One year on, he has failed to confound his critics and, if anything, has given them even more ammunition to attack him with.
THIS weekend last year, as Donald J Trump was inaugurated as President of the United States of America, we feared the worst, but wrote that he must be given a chance to prove himself. One year on, he has failed to confound his critics and, if anything, has given them even more ammunition to attack him with.
By conducting so much of his public monologue – he doesn’t do dialogue – on social media, he is undermining diplomacy and, while a lot of his knee-jerk utterances may maintain some of the populist appeal he yearns for, and seems to thrive on, he is only preaching to the converted. All the while, however, Trump has been alienating quite a few of his former allies by firing them on a whim, à la The Apprentice, and this has been coming back to bite him, politically, especially with the publication of Michael Wolff’s controversial Fire and Fury book about what, allegedly, goes on inside the White House – although the veracity of certain sections of it is questionable.
Ironically, Trump’s tweets condemning the book had the opposite of the effect he intended by boosting its sales as members of the American public at last begin to ask themselves: what have we done here? By doing the equivalent of pouring petrol on a fire, he has shown that he is not a real politician and, if he were to do the same in an international conflict, it could lead to serious consequences – not only for the people of the United States, but for other countries that could suffer collateral damage.
The President runs the White House in the gung-ho way he drove his business empire over the years in a very egocentric manner and god help anyone who gets in the way of this. What he seems to lack is any true set of values, because nobody seems to know what he really stands for apart from self-gratification and glorification; it’s all about The Donald!
A lot of what he has been doing since taking office a year ago has been negative by trying to dismantle initiatives like Obamacare and the Paris Climate Change Accord, mostly because he doesn’t like them himself. He had to row back on some of his early efforts to limit immigration by imposing punitive restrictions on people from certain Muslim countries, which were successfully overturned by the courts.
While he set about cutting the rate of US corporation tax, there has been little else positive done by him to ‘make America great again,’ as he promised he would do during the 2016 presidential campaign. He is still talking the talk in that regard, but not pro-actively walking the walk and he has already suffered a number of political setbacks with some high-profile Republican losses to the Democrats.
The cloud hanging over his administration caused by the ongoing investigation into alleged Russian collusion with the Trump presidential campaign team continues to be a blight and, if the allegations are proven to be true, it could seriously undermine his presidency. How many more would he have left to fire in such an eventuality?
The only luck he has on the political front is that neither the Democrats or any other party have come up with a credible candidate to take him on when he will inevitably try for re-election in 2020 – if he is still there! There were suggestions that Michelle Obama should challenge him, but she seems to have more sense! Then we had that fine speech by Oprah Winfrey at this month’s Golden Globe Awards that prompted speculation that she might be lining up an attempt to run for the presidency.

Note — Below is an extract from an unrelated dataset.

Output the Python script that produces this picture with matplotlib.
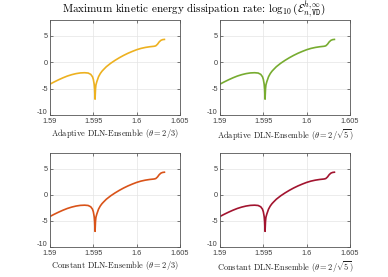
import matplotlib
matplotlib.use("Agg")
import matplotlib.pyplot as plt
from matplotlib.transforms import ScaledTranslation

plt.rcParams['mathtext.fontset'] = 'cm'

# time points (shared by all panels) and log10 of max dissipation rate
t_vals = [1.5900, 1.5905, 1.5910, 1.5915, 1.5920, 1.5925, 1.5930, 1.5935, 1.5940,
          1.5944, 1.5947, 1.5949, 1.5950, 1.5951, 1.59515, 1.5952, 1.59525, 1.5953,
          1.5954, 1.5956, 1.5958, 1.5960, 1.5962, 1.5965, 1.5970, 1.5975, 1.5980,
          1.5985, 1.5990, 1.5995, 1.6000, 1.6005, 1.6010, 1.6015, 1.6020, 1.6022,
          1.6024, 1.6026, 1.6028, 1.6030, 1.6032]
adaptive_23 = [-4.15, -3.72, -3.32, -2.95, -2.62, -2.36, -2.16, -2.03, -1.99,
               -2.05, -2.30, -2.75, -3.25, -4.20, -5.20, -7.00, -5.10, -4.30,
               -3.70, -2.75, -2.15, -1.70, -1.35, -0.85, -0.20, 0.35, 0.85,
               1.30, 1.70, 2.05, 2.37, 2.62, 2.80, 2.93, 3.02, 3.10,
               3.40, 3.85, 4.15, 4.28, 4.32]
adaptive_2s5 = list(adaptive_23)
constant_23 = list(adaptive_23)
constant_2s5 = list(adaptive_23)

series = [adaptive_23, adaptive_2s5, constant_23, constant_2s5]
colors = ['#EDB120', '#77AC30', '#D95319', '#A2142F']
xlabels = [r'Adaptive DLN-Ensemble ($\theta = 2/3$)',
           r'Adaptive DLN-Ensemble ($\theta = 2/\sqrt{5}$)',
           r'Constant DLN-Ensemble ($\theta = 2/3$)',
           r'Constant DLN-Ensemble ($\theta = 2/\sqrt{5}$)']
xticks = [1.59, 1.595, 1.6, 1.605]
xticklabels = ['1.59', '1.595', '1.6', '1.605']
yticks = [-10, -5, 0, 5]
yticklabels = ['-10', '-5', '0', '5']
title = r'Maximum kinetic energy dissipation rate: $\log_{10}(\mathcal{E}^{h,\infty}_{n,\mathtt{VD}})$'

W, H = 388, 277
fig = plt.figure(figsize=(W/100, H/100), dpi=100)
boxes = [(50, 20, 130, 95), (220, 20, 130, 95), (50, 153, 130, 94), (220, 153, 130, 94)]
for i, (l, t, w, h) in enumerate(boxes):
    ax = fig.add_axes([l/W, 1-(t+h)/H, w/W, h/H])
    ax.plot(t_vals, series[i], color=colors[i], lw=1.2)
    ax.set_xlim(1.59, 1.605)
    ax.set_ylim(-10, 8)
    ax.set_xticks(xticks)
    ax.set_xticklabels(xticklabels, fontfamily='Liberation Sans', fontsize=5.3, color='#404040')
    ax.set_yticks(yticks)
    ax.set_yticklabels(yticklabels, fontfamily='Liberation Sans', fontsize=5.3, color='#404040')
    ax.tick_params(axis='x', pad=2.2)
    ax.tick_params(axis='y', pad=1.5)
    ax.tick_params(direction='in', length=2, width=0.5, top=True, right=True,
                   color='#444444')
    ax.grid(True, color='#e4e4e4', lw=0.5)
    ax.set_axisbelow(True)
    for s in ax.spines.values():
        s.set_color('#555555')
        s.set_linewidth(0.6)
    # lift the lowest y tick label slightly, as in the reference
    lbl = ax.get_yticklabels()[0]
    lbl.set_transform(lbl.get_transform() + ScaledTranslation(0, 3/100, fig.dpi_scale_trans))
    ax.set_xlabel(xlabels[i], fontfamily='cmr10', fontsize=6.0, labelpad=1.5, color='#222222')

fig.text(0.5, 1-10/H, title, ha='center', va='center', fontfamily='cmr10', fontsize=8.0)
fig.savefig('out.png', dpi=100)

Certainly, there will be interesting times ahead, but in the meantime, President Trump – in trampling all over political sensitivities by announcing the move of his country’s embassy from Tel Aviv to Jerusalem – has effectively ended US credibility as an honest broker in trying to bring peace to the Middle East, which has been made more difficult by the current unrest in Iran. His vulgar and disparaging description of Haiti and African nations has done him no favours either.
In exchanges with Kim Jong-un in which Trump boasted that he had a bigger nuclear button than the North Korean dictator are so juvenile that we all should be seriously worried about the mindset, credibility and stability of the leader of one of the world’s most powerful countries. As long as he remains in office, the world will be uncomfortably on tenterhooks over what he might do next.